Gesù si lamentò: “Non ne sono stati guariti dieci? -chiese-  E gli altri nove dove sono?”. Gesù avrebbe voluto lì tutti e dieci i lebbrosi guariti; sia perché avrebbe potuto gioire del loro cuore riconoscente e nobile (è nobiltà d’animo saper ringraziare); sia perché ad essi egli avrebbe potuto fare un dono ulteriore, un dono ancora più grande della stessa guarigione dalla lebbra, il dono della fede in lui, fede di salvezza: “Va’, la tua fede ti ha salvato”, disse al lebbroso tornato; dono che egli poté fare all’unico che era tornato.

La Parola di Dio ci invita, oggi, a saper ringraziare, ad avere buona memoria dei doni che riceviamo. Da Dio riceviamo beni continui: la vita, la salute, i famigliari, gli amici, il mondo, la grazia, la fede, la figliolanza divina, la sua Parola, il suo Corpo e il suo Sangue, il suo Santo Spirito, il perdono dei peccati, la speranza di una vita senza fine. Un’infinità di doni! Sappiamo noi ringraziare? Abbiamo buona memoria? o dimentichiamo? Siamo quel lebbroso che è tornato a ringraziare, o siamo molte volte nel numero dei nove lebbrosi dimenticoni? dimenticoni e ingrati?

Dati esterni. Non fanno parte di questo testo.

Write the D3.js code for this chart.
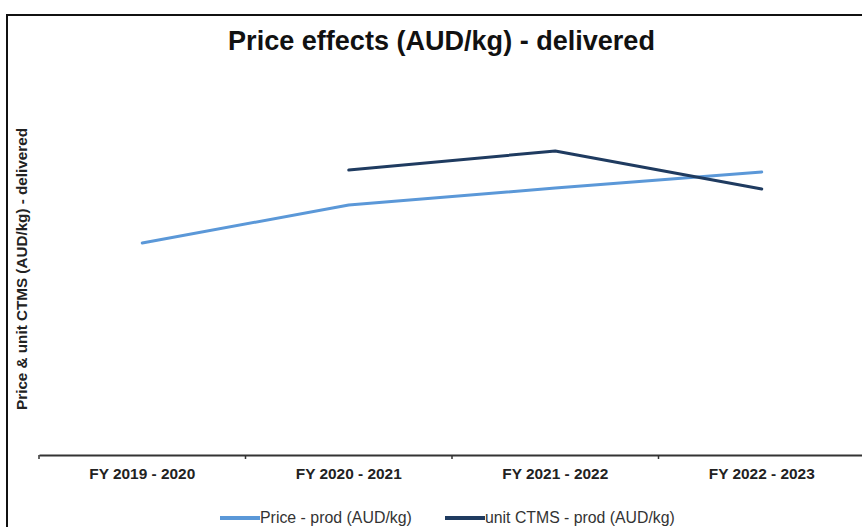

“Benedici il Signore, anima mia, non dimenticare tanti suoi benefici”, dice il salmo (Sal 103,2). Non dimentichiamo mai quanto siamo stati, e siamo, beneficati dal Signore, e ringraziamolo di vero cuore. Il ringraziarlo torna, alla fin fine, ancora a beneficio nostro.

E ringraziamoci vicendevolmente anche tra di noi per il bene che riceviamo. Il ‘grazie’ renderà più buoni e più teneri i nostri rapporti.